Pacific Northwest Ski blog (and a few other places!)

Lots or reports from skiing around the Pacific Northwest, with some East Coast excursions thrown in for good measure

Day 37 – Hintertux

A forecast for high winds, intermittent snow and fog didn’t really fill us with massive enthusiasm as we got on the bus to take us up to Hintertux.  And the gondola ride up the first two of the three stages to 3250m confirmed the forecast. While the third stage was open to the top, we thought we’d warm up on piste 2, a long red, before heading into the foggy abyss above. This was a wise choice, as little traffic so far left a wonderful fresh groomer for us, with an inch of soft new snow to leave rails in.

Next we headed to the top. The wind was apparent on the gondola, but the run down the glacier was sheltered and, although visibility wasn’t perfect, the snow quality made up for it. A few laps of the glacier later, we headed down the wide and undulating piste number 3, where the crowds seemed to be lingering. To escape, I dropped into the ski route off the top of piste 2. The first half was wonderful, 5 or so inches of powder and a natural half pipe. But about 2/3rds of the way down, the warm temperatures turned the snow to a grabby, gluey mess. The chair couldn’t come quickly enough.

Up the double chair and the T-Bar, the blue groomer on the glacier was possible the smoothest, most forgiving and emptiest piste I’ve ever skied. Warp 2 (68kmph in fact – Garmin measured) was hit before I dropped through the gate into the ski route on the left.

The snow was incredibly variable all the way down, changing from fluffy powder to wind-battered crust to soggy goo almost from turn to turn. But if you kept your momentum on the fall line, it was perfectly skiable and enjoyable.

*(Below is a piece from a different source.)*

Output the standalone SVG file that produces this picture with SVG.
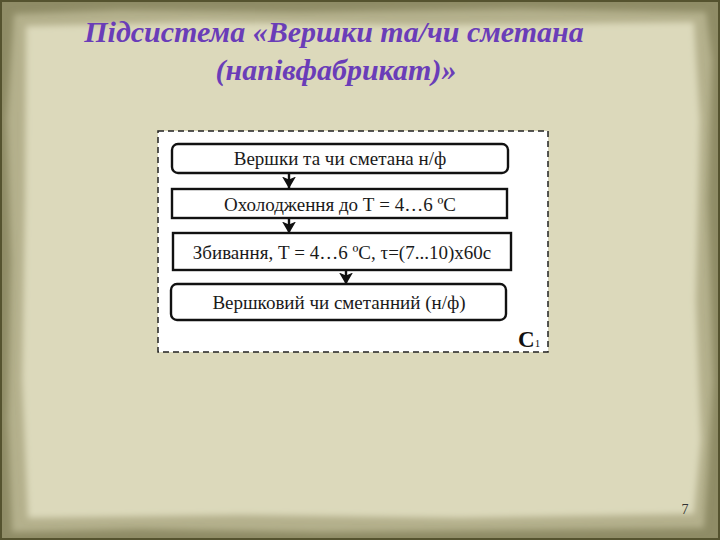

Just the type of skiing that all-mountain skis like my Head Monster IM82s are made for.

Replenished by a decent, if slight gelatinous goulash soup, the afternoon was pretty much more of the same. The variable visibility and soggy weather seemed to scare most people off, leaving deserted pistes for us to carve up. Then, about 3pm, just as we were thinking of skiing down, a huge snow storm hit and the temperatures dropped. In a virtual white-out, we headed up the chair and took the ski route to the base, happily tired and with a respectable appreciation of the terrain at Hintertux (pics here).